Tribal Tribulations

Ken Gorrell

by Ken Gorrell,
Weirs Times Contributing Writer

E pluribus unum. It’s one of the few Latin phrases kids learn in school – or used to. Given the sorry state of civics education, perhaps the motto of the Great Seal of the United States has been left on the curriculum cutting room floor.
The American ideal of a single people forged out of many – the melting pot – has fallen out of favor. In its place we have a strange mélange of micro-tribalism and identity-politics, pitting small groups against each other and the best interests of the nation. Soon we may need to update the Great Seal’s motto to E pluribus chao: Out of many, chaos.
The irony of this regression into ever-smaller and more bizarre tribes is that we have never been more “melty.” Race had been the big dividing line, not just for blacks but Asians as well.
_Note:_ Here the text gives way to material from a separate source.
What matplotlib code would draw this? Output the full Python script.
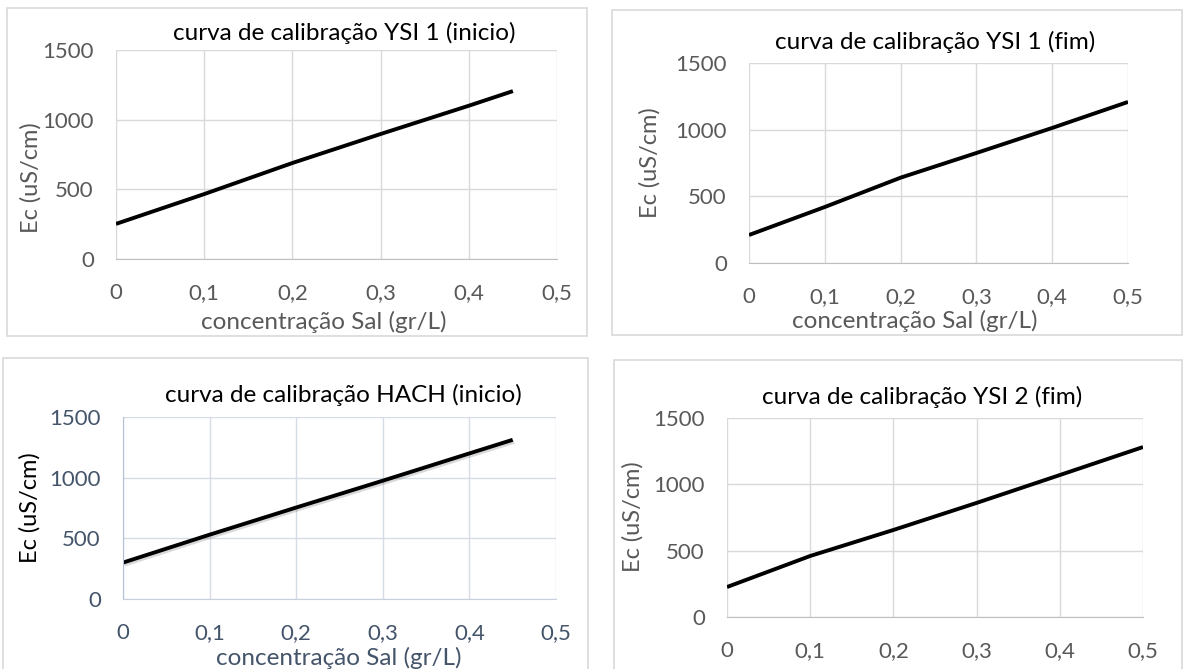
import matplotlib as mpl
mpl.use('Agg')
import matplotlib.pyplot as plt
from matplotlib.patches import Rectangle
import matplotlib.patheffects as pe

W, H = 1184, 669
plt.rcParams['font.family'] = ['Lato', 'DejaVu Sans']

# data
sal_ysi1_ini = [0, 0.1, 0.2, 0.3, 0.4, 0.45]
ec_ysi1_ini = [252, 466, 689, 897, 1100, 1205]
sal_ysi1_fim = [0, 0.1, 0.2, 0.3, 0.4, 0.5]
ec_ysi1_fim = [210, 420, 640, 825, 1013, 1208]
sal_hach_ini = [0, 0.1, 0.2, 0.3, 0.4, 0.45]
ec_hach_ini = [300, 530, 754, 975, 1200, 1312]
sal_ysi2_fim = [0, 0.1, 0.2, 0.3, 0.4, 0.5]
ec_ysi2_fim = [226, 460, 656, 860, 1070, 1281]

titles = ['curva de calibração YSI 1 (inicio)', 'curva de calibração YSI 1 (fim)',
          'curva de calibração HACH (inicio)', 'curva de calibração YSI 2 (fim)']
xlabel = 'concentração Sal (gr/L)'
ylabel = 'Ec (uS/cm)'
xticks = [0, 0.1, 0.2, 0.3, 0.4, 0.5]
xticklabels = ['0', '0,1', '0,2', '0,3', '0,4', '0,5']
yticks = [0, 500, 1000, 1500]

fig = plt.figure(figsize=(W/100, H/100), dpi=100)

def fx(px):
    return px/W

def fy(py):
    return 1 - py/H

# pixel layout: border box, plot box, title pos, ylabel pos, xlabel pos, x tick pad
panels = [
    dict(x=sal_ysi1_ini, y=ec_ysi1_ini, border=(7, 8, 587, 336), plot=(116, 50, 557, 259),
         title=(344, 33), ylab=(31, 178), xlab=(324, 322), xpad=17, tickc='#595959', ylabc='#595959'),
    dict(x=sal_ysi1_fim, y=ec_ysi1_fim, border=(612, 10, 1182, 335), plot=(749, 63, 1128, 263),
         title=(935, 42), ylab=(650, 163), xlab=(915, 321), xpad=17, tickc='#595959', ylabc='#595959'),
    dict(x=sal_hach_ini, y=ec_hach_ini, border=(3, 358, 588, 700), plot=(123, 417, 556, 599),
         title=(343, 395), ylab=(30, 508), xlab=(339, 658), xpad=17, tickc='#44546A', ylabc='black'),
    dict(x=sal_ysi2_fim, y=ec_ysi2_fim, border=(614, 360, 1182, 700), plot=(727, 418, 1143, 617),
         title=(922, 397), ylab=(633, 517), xlab=None, xpad=17, tickc='#595959', ylabc='#595959'),
]

for i, p in enumerate(panels):
    bx0, by0, bx1, by1 = p['border']
    fig.patches.append(Rectangle((fx(bx0), fy(by1)), fx(bx1-bx0), (by1-by0)/H,
                                 transform=fig.transFigure, fill=False,
                                 edgecolor='#D9D9D9', linewidth=1.2))
    px0, py0, px1, py1 = p['plot']
    ax = fig.add_axes([fx(px0), fy(py1), fx(px1-px0), (py1-py0)/H])
    line, = ax.plot(p['x'], p['y'], color='black', linewidth=2.8, solid_capstyle='butt')
    if i == 2:
        line.set_path_effects([pe.SimpleLineShadow(offset=(1, -1.5), alpha=0.15), pe.Normal()])
    ax.set_xlim(0, 0.5)
    ax.set_ylim(0, 1500)
    ax.set_xticks(xticks)
    ax.set_xticklabels(xticklabels)
    ax.set_yticks(yticks)
    ax.grid(True, color='#D9D9D9', linewidth=1)
    ax.set_axisbelow(True)
    for s in ['top', 'right', 'left']:
        ax.spines[s].set_visible(False)
    ax.spines['bottom'].set_color('#BFBFBF')
    if i == 2:
        ax.spines['left'].set_visible(True)
        ax.spines['left'].set_color('#B4C0D3')
        ax.spines['bottom'].set_color('#C9D1DE')
        ax.grid(True, color='#D6DCE5', linewidth=1)
    ax.tick_params(length=0, labelsize=16, colors=p['tickc'])
    ax.tick_params(axis='y', pad=16)
    ax.tick_params(axis='x', pad=p['xpad'])
    fig.text(fx(p['title'][0]), fy(p['title'][1]), titles[i], ha='center', va='center',
             fontsize=17.5, color='black')
    fig.text(fx(p['ylab'][0]), fy(p['ylab'][1]), ylabel, ha='center', va='center',
             rotation=90, fontsize=17, color=p['ylabc'])
    if p['xlab'] is not None:
        fig.text(fx(p['xlab'][0]), fy(p['xlab'][1]), xlabel, ha='center', va='center',
                 fontsize=17.5, color=p['tickc'])

plt.savefig('out.png', dpi=100)
plt.close()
Even within the “white” label there was a pecking order, with Irish, Italians, Poles, and Jews struggling at times at the bottom of the pile. The lines have blurred in 21st century America.
Mixed-race marriages no longer merit notice in most of America. Christian churches ordain and marry homosexuals. More women than men earn advanced degrees. Movement between income quintiles is much more fluid than the “income inequality” protestors acknowledge. Race, sex, and hereditary wealth aren’t the gatekeepers they used to be.
It’s hard to tell from the twelve-year-old black & white photo that accompanies these essays, but I am a ruddy-complected red-head; by appearance my ancestry is clearly “UK mongrel”. A recent DNA test confirmed that, but with a twist.
Seventy-five percent of my DNA is from the UK, which Ancestry.com defines as not just England, Wales, and Scotland, but also Normandy and a bit of the Low Countries. The test picked up my St. Lawrence River French settler connection. My great-grandfather’s marriage to a French-Canadian Catholic girl got him kicked out of our Anglo-Protestant family, a banishment that lasted two generations. Times have changed.
The only other high-confidence match – meaning there definitely is a DNA connection – was Senegal. Yes, West Africa. It was only 4%, but it’s there. Senegal was a big slave-trading area for centuries. It seems one of my distant relatives did more than sample the native cuisine.
Based on the science of DNA, I’m more “African” than Massachusetts Sen. Elizabeth Warren is “Native American.” Unlike Fauxcahontas, I won’t try to capitalize on a genetic connection (real, in my case) to get preferential treatment at Harvard.
The senator’s former employer is being investigated by the Department of Justice for its race-based quota system that limits its Asian student population to about half of what it would be under a policy based on academic performance. Maybe Harvard should follow its Ivy League compatriot Brown University and adopt a process that allows applicants to “self-identify” as a “person of color.”
Does that sound crazy? It’s the direction we’re heading, pushed along by Progressives who believe in the daffy notion of “social constructs.” Liberals claim the mantel of science, yet want us to believe that we can create our own reality just by wishing it so. Non-believers can either acquiesce or be forced out of the public square – violently, as we’ve seen on college campuses across the nation.
DNA – our genetic code – is being cast aside in this rush to create personal realities. The problem with this, besides the obvious, is that newly-minted subgroups are now jockeying for position in the grievance hierarchy.
Rachel Dolezal, the Caucasian woman forced to resign from her leadership position in the NAACP when she was outed as Black-in-her-mind-only, is still playing dress-up and staging a comeback. Blacks rightly reject the idea of race as a matter of “self-identification” that ignores their history and would open the racial preference system to, well, people like me.
An administrator at a state university claims that campus LGBTQ centers are bastions of “homonormative whiteness.” The multi-colored rainbow flag is too “White,” it seems. The transgender movement works to normalize a psychiatric condition that favors “feelings” over the reality of XX and XY, leading to head-scratching headlines like this: “High School Boy Wins All-State Honors in Girls Track and Field.”
When reality is considered a social construct, all bets are off. People will construct things that make sense only in their minds. Each “reality” will demand pride of place in the social hierarchy and spoils system. Progressives will insist that we accept these flights of fancy or risk the worst label modern society can apply: Judgmental.
So, hang on. The social-construct roller derby is going to be bloody fun to watch.